My intention getting the Persons Quantum 2626 was to replace an (excellent) USB desktop device with a Thunderbolt rack-mounted device, for neatness and good sound quality.
The good:
- Awesome sound, sample rates and (audio) latency specs are through the roof.
- Good quality device, connectors and knobs have a reliable feel to them and look neat.
- Split Phantom power for simultaneous use of condensers and ribbons, pre-amp controls, 2 head set jacks, enough inputs, etc ... all great!
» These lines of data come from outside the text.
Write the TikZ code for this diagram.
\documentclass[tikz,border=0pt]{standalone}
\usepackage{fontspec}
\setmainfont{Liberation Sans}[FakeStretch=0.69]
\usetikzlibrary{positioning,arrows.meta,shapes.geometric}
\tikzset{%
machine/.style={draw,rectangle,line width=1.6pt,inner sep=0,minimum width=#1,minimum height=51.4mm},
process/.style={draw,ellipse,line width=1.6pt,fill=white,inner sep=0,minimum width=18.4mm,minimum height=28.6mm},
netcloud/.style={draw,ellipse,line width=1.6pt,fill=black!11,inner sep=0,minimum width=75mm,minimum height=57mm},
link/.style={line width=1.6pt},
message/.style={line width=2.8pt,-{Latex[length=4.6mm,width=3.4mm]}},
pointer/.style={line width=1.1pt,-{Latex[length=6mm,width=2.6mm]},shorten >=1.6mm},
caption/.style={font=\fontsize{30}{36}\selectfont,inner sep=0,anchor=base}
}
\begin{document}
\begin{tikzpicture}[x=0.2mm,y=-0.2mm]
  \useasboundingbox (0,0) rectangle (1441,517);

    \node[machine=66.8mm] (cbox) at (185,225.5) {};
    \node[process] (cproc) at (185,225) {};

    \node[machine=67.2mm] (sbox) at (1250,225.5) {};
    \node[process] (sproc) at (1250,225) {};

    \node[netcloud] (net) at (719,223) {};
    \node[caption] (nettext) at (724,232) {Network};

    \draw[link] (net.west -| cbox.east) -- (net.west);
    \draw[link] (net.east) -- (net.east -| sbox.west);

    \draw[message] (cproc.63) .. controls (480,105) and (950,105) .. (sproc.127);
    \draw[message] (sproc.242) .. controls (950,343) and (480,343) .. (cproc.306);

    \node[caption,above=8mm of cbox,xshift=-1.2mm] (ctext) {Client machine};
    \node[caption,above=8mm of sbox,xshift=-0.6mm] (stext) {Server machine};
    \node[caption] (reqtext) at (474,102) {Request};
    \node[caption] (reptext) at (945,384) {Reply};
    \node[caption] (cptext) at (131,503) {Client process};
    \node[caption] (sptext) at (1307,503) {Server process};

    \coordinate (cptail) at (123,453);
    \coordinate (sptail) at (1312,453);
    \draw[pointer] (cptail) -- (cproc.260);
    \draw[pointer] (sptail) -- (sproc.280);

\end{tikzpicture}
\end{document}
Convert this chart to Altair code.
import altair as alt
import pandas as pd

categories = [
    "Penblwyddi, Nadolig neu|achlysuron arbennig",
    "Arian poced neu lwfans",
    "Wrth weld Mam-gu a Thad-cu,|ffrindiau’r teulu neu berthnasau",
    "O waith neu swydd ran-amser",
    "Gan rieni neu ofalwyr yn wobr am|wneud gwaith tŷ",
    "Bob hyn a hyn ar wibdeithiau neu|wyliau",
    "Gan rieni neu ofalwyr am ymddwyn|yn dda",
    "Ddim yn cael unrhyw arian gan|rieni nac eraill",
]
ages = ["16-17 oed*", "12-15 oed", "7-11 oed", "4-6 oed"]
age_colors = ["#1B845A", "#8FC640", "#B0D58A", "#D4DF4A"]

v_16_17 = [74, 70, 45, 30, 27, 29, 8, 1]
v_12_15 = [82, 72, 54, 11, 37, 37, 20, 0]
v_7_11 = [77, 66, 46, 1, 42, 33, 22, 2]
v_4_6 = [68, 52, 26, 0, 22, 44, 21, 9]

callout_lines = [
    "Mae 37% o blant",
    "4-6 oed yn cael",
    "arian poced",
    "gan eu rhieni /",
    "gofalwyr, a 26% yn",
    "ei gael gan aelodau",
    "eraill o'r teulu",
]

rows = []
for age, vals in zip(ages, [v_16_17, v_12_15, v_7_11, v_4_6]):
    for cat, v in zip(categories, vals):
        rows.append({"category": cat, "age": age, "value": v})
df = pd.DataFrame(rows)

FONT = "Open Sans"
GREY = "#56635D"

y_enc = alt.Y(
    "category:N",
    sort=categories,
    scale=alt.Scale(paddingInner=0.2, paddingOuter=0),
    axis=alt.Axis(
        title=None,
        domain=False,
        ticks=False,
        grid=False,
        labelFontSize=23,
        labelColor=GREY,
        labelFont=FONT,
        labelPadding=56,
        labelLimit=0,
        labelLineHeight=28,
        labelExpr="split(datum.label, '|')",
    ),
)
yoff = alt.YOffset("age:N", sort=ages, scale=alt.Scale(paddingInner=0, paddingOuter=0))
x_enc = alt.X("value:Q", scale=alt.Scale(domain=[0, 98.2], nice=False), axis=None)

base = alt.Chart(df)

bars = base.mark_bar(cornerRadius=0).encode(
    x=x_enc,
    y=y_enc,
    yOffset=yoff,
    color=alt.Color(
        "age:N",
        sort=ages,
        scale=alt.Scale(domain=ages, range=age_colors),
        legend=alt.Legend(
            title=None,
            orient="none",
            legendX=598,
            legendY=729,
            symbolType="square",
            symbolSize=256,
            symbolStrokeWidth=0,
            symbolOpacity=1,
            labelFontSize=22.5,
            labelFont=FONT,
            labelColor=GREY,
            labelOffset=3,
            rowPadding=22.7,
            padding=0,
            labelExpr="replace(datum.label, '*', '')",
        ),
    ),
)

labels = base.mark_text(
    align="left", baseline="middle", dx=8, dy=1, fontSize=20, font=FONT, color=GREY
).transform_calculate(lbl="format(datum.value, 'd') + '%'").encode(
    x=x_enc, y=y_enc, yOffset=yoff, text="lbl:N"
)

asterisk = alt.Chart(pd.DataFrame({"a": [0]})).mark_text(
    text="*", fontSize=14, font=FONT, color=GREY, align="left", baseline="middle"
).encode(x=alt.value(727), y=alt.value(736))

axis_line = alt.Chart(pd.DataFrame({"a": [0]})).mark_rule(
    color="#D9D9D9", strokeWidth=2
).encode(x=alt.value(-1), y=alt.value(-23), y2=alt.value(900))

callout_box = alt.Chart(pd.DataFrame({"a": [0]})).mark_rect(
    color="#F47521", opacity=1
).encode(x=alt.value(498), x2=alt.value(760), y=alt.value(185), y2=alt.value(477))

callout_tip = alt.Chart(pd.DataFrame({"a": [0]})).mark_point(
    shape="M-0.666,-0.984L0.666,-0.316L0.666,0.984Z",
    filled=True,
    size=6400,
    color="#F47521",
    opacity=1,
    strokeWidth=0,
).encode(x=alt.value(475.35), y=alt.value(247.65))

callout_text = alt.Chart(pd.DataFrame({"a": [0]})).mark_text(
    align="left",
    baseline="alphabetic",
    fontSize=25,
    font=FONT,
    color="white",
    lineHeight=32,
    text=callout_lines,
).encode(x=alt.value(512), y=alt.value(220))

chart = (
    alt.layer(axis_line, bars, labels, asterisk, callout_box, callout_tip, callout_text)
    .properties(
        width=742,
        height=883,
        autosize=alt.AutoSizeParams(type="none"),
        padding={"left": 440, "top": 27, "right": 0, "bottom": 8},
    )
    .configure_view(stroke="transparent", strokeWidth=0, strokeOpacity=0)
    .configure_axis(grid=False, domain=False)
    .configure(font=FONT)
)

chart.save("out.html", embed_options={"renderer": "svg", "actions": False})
- Universal Control software gives nice insights in what you're recording and looks awesome.
The bad:
- The gripe several reviewers are having is real: it doesn't automatically route the inputs to the outputs and the UC software doesn't let you. Just playing something to your mic for fun without the intention to record won't produce any sound, you NEED to enable your DAW and create appropriate tracks. Quickly worked around with a Logic template and you get used to it, but the first days i had to fiddle and refiddle and refiddle (and i don't mean with the violin).
- It's a rack mounted device, but it has some pretty annoying design choices. The on/off button is on the back, so very hard to reach.
- Also, there are no jack inputs on the back. So, when mounted together with my synth, i can't use some short patch cables to make neat mess-free audio connections. Instead i have cables going from the back of my rack around to the front to reach the jack inputs on the Quantum. Hmmm.
- For some reason, the MIDI ports are just bad. Laggy, irregular events, dropped events, note-on without note-off, etc ... Felt entirely unusable to me. It COULD be a setting somewhere, but the UC software has as good as no settings, and i couldn't find anything in Logic (also, why would a thunderbolt device need to make compromises on transfer speeds?). My Quantum replaced a Fortrite device which worked perfectly MIDI-wise with my exact same setup. I ended up buying a rack mounted dedicated MIDI device and that again works perfectly, same cables, settings, same everything.
So, in conclusion: i bought this device so i could put sample rates and buffer sizes on MAX without worry, get the cable mess off my desktop, and finally use that cool T3 port on my iMac, and it delivers. It looks nice and i'll keep it for sure. But ... it's clumsy to rack-mount, and the MIDI connectors are somehow useless.